WHAT TO DO: Return all of the data exactly as written, without the pictures.
— START —
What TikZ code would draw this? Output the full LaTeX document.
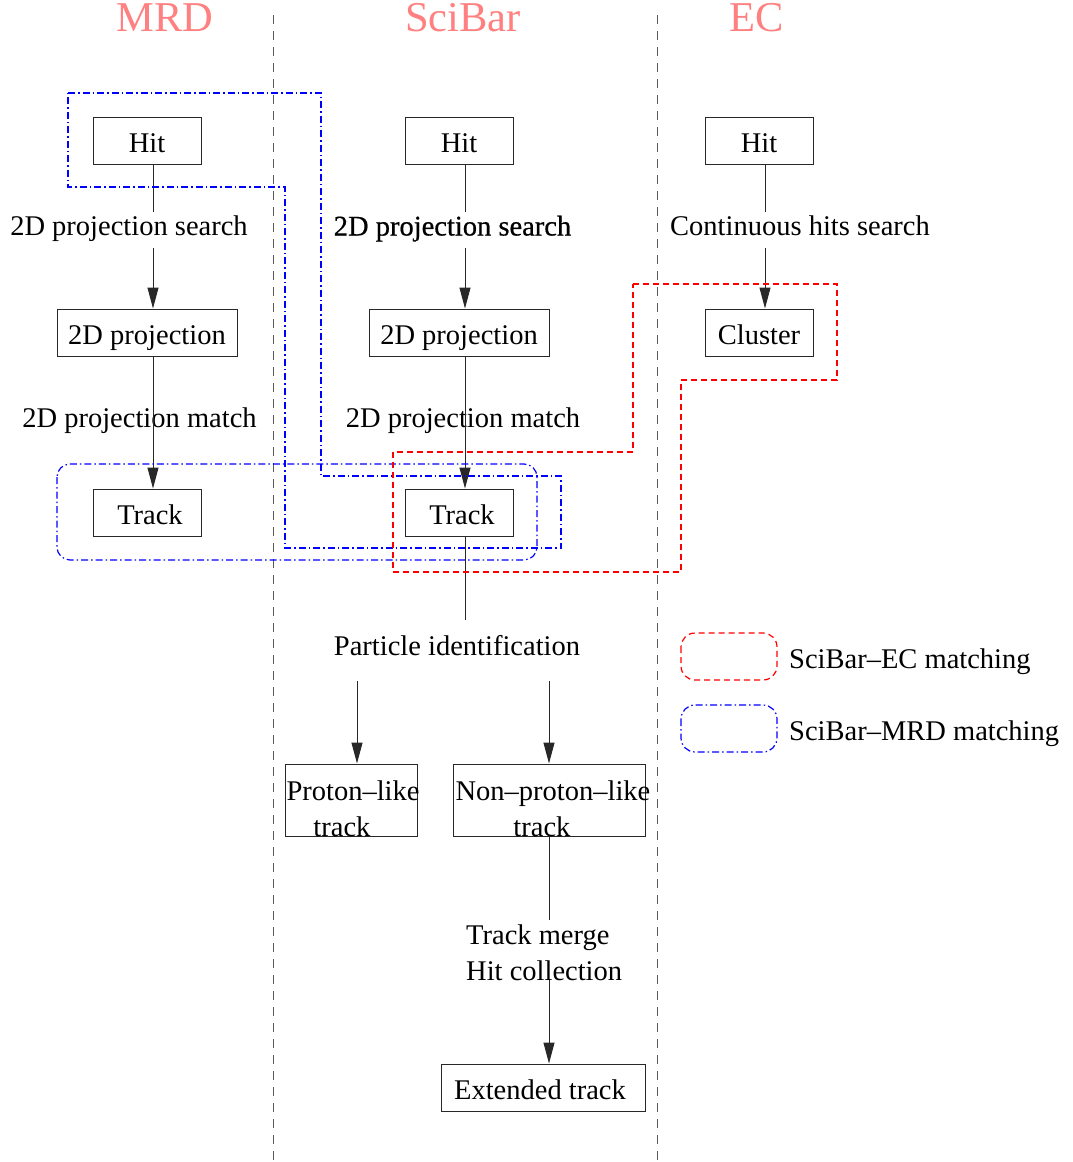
\documentclass[tikz,border=0pt]{standalone}
\usepackage{fontspec}
\setmainfont{Liberation Serif}
\newfontfamily\fbold[FakeBold=0.6]{Liberation Serif}
\usetikzlibrary{arrows.meta,calc}
\definecolor{titlec}{RGB}{255,128,128}
\definecolor{linec}{RGB}{40,40,40}
\newcommand{\lblfont}{\fontsize{28.5}{36}\selectfont}
\begin{document}
\begin{tikzpicture}[x=1pt,y=-1pt,
  box/.style={draw=linec, line width=1pt, inner sep=0pt, minimum height=47pt, text height=23pt, text depth=0pt, font=\lblfont},
  lbl/.style={inner sep=0pt, font=\lblfont},
  ttl/.style={inner sep=0pt, text=titlec, font=\fontsize{42.5}{50}\selectfont},
  conn/.style={draw=linec, line width=1pt},
  arr/.style={draw=linec, line width=1pt, -{Triangle[length=21pt,width=11pt]}},
  sep/.style={draw=black!65, line width=1pt, dash pattern=on 9pt off 7pt},
  ecm/.style={draw=red, line width=1.2pt, dash pattern=on 6pt off 4pt},
  mrdm/.style={draw=blue, line width=1.2pt, dash pattern=on 7pt off 3pt on 1.5pt off 3pt}
]
\useasboundingbox (0,0) rectangle (1072,1162);

% separators
\coordinate (s1t) at (273,15); \coordinate (s1b) at (273,1162);
\coordinate (s2t) at (657,15); \coordinate (s2b) at (657,1162);
\draw[sep] (s1t) -- (s1b);
\draw[sep] (s2t) -- (s2b);

% titles
\node[ttl] (tmrd) at (165,18) {MRD};
\node[ttl] (tsci) at (463,18) {SciBar};
\node[ttl] (tec) at (757,18) {EC};

% boxes
\node[box, minimum width=108pt] (mhit) at (147,140.5) {Hit};
\node[box, minimum width=108pt] (shit) at (459,140.5) {Hit};
\node[box, minimum width=108pt] (ehit) at (759,140.5) {Hit};
\node[box, minimum width=180pt] (mproj) at (147,332.5) {2D projection};
\node[box, minimum width=180pt] (sproj) at (459,332.5) {2D projection};
\node[box, minimum width=108pt] (clus) at (759,332.5) {Cluster};
\node[box, minimum width=108pt] (mtrk) at (147,512.5) {\hspace{6pt}Track};
\node[box, minimum width=108pt] (strk) at (459,512.5) {\hspace{6pt}Track};
\node[box, minimum width=132pt, minimum height=72pt] (pl) at (351,800) {};
\node[box, minimum width=192pt, minimum height=72pt] (npl) at (549,800) {};
\node[box, minimum width=204pt] (ext) at (543,1087.5) {\hspace{-6pt}Extended track};
\node[lbl, align=center] (pltxt) at (353,809) {Proton–like\\track\phantom{ni}};
\node[lbl, align=center] (npltxt) at (553,809) {Non–proton–like\\track\phantom{ni}};

% labels
\node[lbl, anchor=base] (ml1) at (129,235.5) {2D projection search};
\node[lbl, anchor=base] (sl1) at (452.5,235.5) {\fbold 2D projection search};
\node[lbl, anchor=base] (el1) at (800,235.5) {Continuous hits search};
\node[lbl, anchor=base] (ml2) at (139.5,427.5) {2D projection match};
\node[lbl, anchor=base] (sl2) at (463,427.5) {2D projection match};
\node[lbl, anchor=base] (pid) at (457,655.5) {Particle identification};
\node[lbl, align=left, anchor=west] (mrg) at (466,953) {Track merge\\Hit collection};

% connector coordinates
\coordinate (ma) at (153,212); \coordinate (mb) at (153,248);
\coordinate (sa) at (465,212); \coordinate (sb) at (465,248);
\coordinate (ea) at (765,212); \coordinate (eb) at (765,248);
\coordinate (pa) at (465,620);
\coordinate (pb) at (357,681); \coordinate (pc) at (549,681);
\coordinate (na) at (549,920); \coordinate (nb) at (549,980);

% MRD column
\draw[conn] (mhit.south -| ma) -- (ma);
\draw[arr] (mb) -- (mproj.north -| mb);
\draw[arr] (mproj.south -| mb) -- (mtrk.north -| mb);
% SciBar column
\draw[conn] (shit.south -| sa) -- (sa);
\draw[arr] (sb) -- (sproj.north -| sb);
\draw[arr] (sproj.south -| sb) -- (strk.north -| sb);
\draw[conn] (strk.south -| pa) -- (pa);
\draw[arr] (pb) -- (pl.north -| pb);
\draw[arr] (pc) -- (npl.north -| pc);
\draw[conn] (npl.south -| na) -- (na);
\draw[arr] (nb) -- (ext.north -| nb);
% EC column
\draw[conn] (ehit.south -| ea) -- (ea);
\draw[arr] (eb) -- (clus.north -| eb);

% matching regions
\draw[mrdm] (68,93) -- (321,93) -- (321,476) -- (561,476) -- (561,548)
  -- (285,548) -- (285,187) -- (68,187) -- cycle;
\draw[mrdm, rounded corners=13pt] (57,464) rectangle (537,560);
\draw[ecm] (633,284) -- (837,284) -- (837,380) -- (681,380) -- (681,572)
  -- (393,572) -- (393,452) -- (633,452) -- cycle;

% legend
\draw[ecm, rounded corners=14pt] (681,633) rectangle (777,680);
\draw[mrdm, rounded corners=14pt] (681,705) rectangle (777,752);
\node[lbl, anchor=west] (leg1) at (789,662) {SciBar–EC matching};
\node[lbl, anchor=west] (leg2) at (789,734) {SciBar–MRD matching};
\end{tikzpicture}
\end{document}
— END —
COMPLETED TASK:
What TikZ code would draw this? Output the full LaTeX document.
\documentclass[tikz,border=0pt]{standalone}
\usepackage{fontspec}
\setmainfont{Liberation Serif}
\newfontfamily\fbold[FakeBold=0.6]{Liberation Serif}
\usetikzlibrary{arrows.meta,calc}
\definecolor{titlec}{RGB}{255,128,128}
\definecolor{linec}{RGB}{40,40,40}
\newcommand{\lblfont}{\fontsize{28.5}{36}\selectfont}
\begin{document}
\begin{tikzpicture}[x=1pt,y=-1pt,
  box/.style={draw=linec, line width=1pt, inner sep=0pt, minimum height=47pt, text height=23pt, text depth=0pt, font=\lblfont},
  lbl/.style={inner sep=0pt, font=\lblfont},
  ttl/.style={inner sep=0pt, text=titlec, font=\fontsize{42.5}{50}\selectfont},
  conn/.style={draw=linec, line width=1pt},
  arr/.style={draw=linec, line width=1pt, -{Triangle[length=21pt,width=11pt]}},
  sep/.style={draw=black!65, line width=1pt, dash pattern=on 9pt off 7pt},
  ecm/.style={draw=red, line width=1.2pt, dash pattern=on 6pt off 4pt},
  mrdm/.style={draw=blue, line width=1.2pt, dash pattern=on 7pt off 3pt on 1.5pt off 3pt}
]
\useasboundingbox (0,0) rectangle (1072,1162);

% separators
\coordinate (s1t) at (273,15); \coordinate (s1b) at (273,1162);
\coordinate (s2t) at (657,15); \coordinate (s2b) at (657,1162);
\draw[sep] (s1t) -- (s1b);
\draw[sep] (s2t) -- (s2b);

% titles
\node[ttl] (tmrd) at (165,18) {MRD};
\node[ttl] (tsci) at (463,18) {SciBar};
\node[ttl] (tec) at (757,18) {EC};

% boxes
\node[box, minimum width=108pt] (mhit) at (147,140.5) {Hit};
\node[box, minimum width=108pt] (shit) at (459,140.5) {Hit};
\node[box, minimum width=108pt] (ehit) at (759,140.5) {Hit};
\node[box, minimum width=180pt] (mproj) at (147,332.5) {2D projection};
\node[box, minimum width=180pt] (sproj) at (459,332.5) {2D projection};
\node[box, minimum width=108pt] (clus) at (759,332.5) {Cluster};
\node[box, minimum width=108pt] (mtrk) at (147,512.5) {\hspace{6pt}Track};
\node[box, minimum width=108pt] (strk) at (459,512.5) {\hspace{6pt}Track};
\node[box, minimum width=132pt, minimum height=72pt] (pl) at (351,800) {};
\node[box, minimum width=192pt, minimum height=72pt] (npl) at (549,800) {};
\node[box, minimum width=204pt] (ext) at (543,1087.5) {\hspace{-6pt}Extended track};
\node[lbl, align=center] (pltxt) at (353,809) {Proton–like\\track\phantom{ni}};
\node[lbl, align=center] (npltxt) at (553,809) {Non–proton–like\\track\phantom{ni}};

% labels
\node[lbl, anchor=base] (ml1) at (129,235.5) {2D projection search};
\node[lbl, anchor=base] (sl1) at (452.5,235.5) {\fbold 2D projection search};
\node[lbl, anchor=base] (el1) at (800,235.5) {Continuous hits search};
\node[lbl, anchor=base] (ml2) at (139.5,427.5) {2D projection match};
\node[lbl, anchor=base] (sl2) at (463,427.5) {2D projection match};
\node[lbl, anchor=base] (pid) at (457,655.5) {Particle identification};
\node[lbl, align=left, anchor=west] (mrg) at (466,953) {Track merge\\Hit collection};

% connector coordinates
\coordinate (ma) at (153,212); \coordinate (mb) at (153,248);
\coordinate (sa) at (465,212); \coordinate (sb) at (465,248);
\coordinate (ea) at (765,212); \coordinate (eb) at (765,248);
\coordinate (pa) at (465,620);
\coordinate (pb) at (357,681); \coordinate (pc) at (549,681);
\coordinate (na) at (549,920); \coordinate (nb) at (549,980);

% MRD column
\draw[conn] (mhit.south -| ma) -- (ma);
\draw[arr] (mb) -- (mproj.north -| mb);
\draw[arr] (mproj.south -| mb) -- (mtrk.north -| mb);
% SciBar column
\draw[conn] (shit.south -| sa) -- (sa);
\draw[arr] (sb) -- (sproj.north -| sb);
\draw[arr] (sproj.south -| sb) -- (strk.north -| sb);
\draw[conn] (strk.south -| pa) -- (pa);
\draw[arr] (pb) -- (pl.north -| pb);
\draw[arr] (pc) -- (npl.north -| pc);
\draw[conn] (npl.south -| na) -- (na);
\draw[arr] (nb) -- (ext.north -| nb);
% EC column
\draw[conn] (ehit.south -| ea) -- (ea);
\draw[arr] (eb) -- (clus.north -| eb);

% matching regions
\draw[mrdm] (68,93) -- (321,93) -- (321,476) -- (561,476) -- (561,548)
  -- (285,548) -- (285,187) -- (68,187) -- cycle;
\draw[mrdm, rounded corners=13pt] (57,464) rectangle (537,560);
\draw[ecm] (633,284) -- (837,284) -- (837,380) -- (681,380) -- (681,572)
  -- (393,572) -- (393,452) -- (633,452) -- cycle;

% legend
\draw[ecm, rounded corners=14pt] (681,633) rectangle (777,680);
\draw[mrdm, rounded corners=14pt] (681,705) rectangle (777,752);
\node[lbl, anchor=west] (leg1) at (789,662) {SciBar–EC matching};
\node[lbl, anchor=west] (leg2) at (789,734) {SciBar–MRD matching};
\end{tikzpicture}
\end{document}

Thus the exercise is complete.